A veteran of four Super Bowls as a player during his 14-year NFL career, Izzo is used to the spectacle of media day. He knows the drill, as players are paraded out in their uniforms so they can answer questions from the endless throng of reporters, TV cameras and anybody else who could conjure up a media credential for the Tuesday before the big game.
However, instead of a No. 53 jersey and football pants, Izzo wore a different uniform: a blue polo shirt and baseball cap. The former linebacker and special-teams ace — who spent eight seasons playing for Bill Belichick and the Patriots — is now an assistant special-teams coach for the Giants. On Tuesday, he stood in the corner of Lucas Oil Stadium, chatting with a few reporters, while the players were surrounded by all the chaos. In five days, he will cap off his first season as a coach facing his former team in Super Bowl XLVI.
"This is the Super Bowl. It doesn't matter who you are playing; you want to win the game," Izzo said, when asked about facing his former coaches and teammates. "You want to walk away with that trophy."
Izzo already has been a part of three teams who won Lombardi trophies, playing under Belichick and alongside Tom Brady during the Patriots' historic run from 2001-04. A coverage ace on both kickoffs and punts, he reached the Pro Bowl three times as a player and was considered one of the tougher players of his era to block. He also was one of the smarter players of the era, constantly spending extra time in meeting rooms and working with coaches and teammates. That fact made his transition into coaching an expected one for his former boss.

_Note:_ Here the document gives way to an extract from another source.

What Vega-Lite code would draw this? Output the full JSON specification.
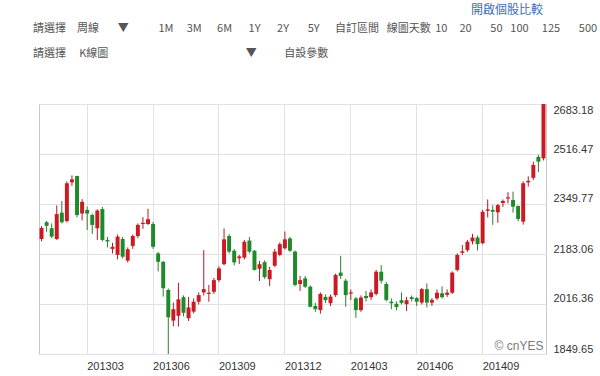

"Larry definitely talked about coaching in the latter part of his career. I'm sure he does a great job," Belichick said. "He did a great job as our special-teams captain with the younger players, and with the veteran players, for that matter. His example of toughness, dependability, preparation — he did an outstanding job.
"Of all the special-teams players I've been around, he'd certainly be at the top, both in terms of not only performance and production, but also leadership, dependability and total understanding of the kicking game."
The players now working under Izzo and his fellow New York coaches agree. Rookie LB Jacquian Williams — who led the Giants during the regular season with 17 special-teams tackles (nine solo) and had the unit's most important play of the entire year, a forced fumble on a punt in the NFC championship game — said, "Izzo is the special teams. He has a lot of confidence in what he does," adding that the coach loves to show video of his own play to teach the Giants' players. Quarterbacks coach Mike Sullivan said that Izzo "brings the same tenacity and toughness and preparation that he showed as such a great special-teams player over the years" to his job as a coach.
As a player, Izzo reached four Super Bowls, winning three. Now in his first season on a coaching staff, he is hoping to add another ring to his hand. The coach's playing experience has already benefited his current players, as film study and teaching were keys, according to gunners like Williams. Now, as the Giants prepare for the biggest game of their lives, Izzo's experience may be profitable again.
"How to prepare is key, and I'll talk to the guys a little bit," Izzo said. "It's a long day on Sunday, the pregame, the halftime, so it's a little different to what a normal game routine is. I'm sure we'll cover all of that."
Things may be a bit different for Izzo in terms of the job he has. But come Super Bowl Sunday, with the Lombardi Trophy on the line, the former Patriot will do everything he can to ensure his Giants come home with the win.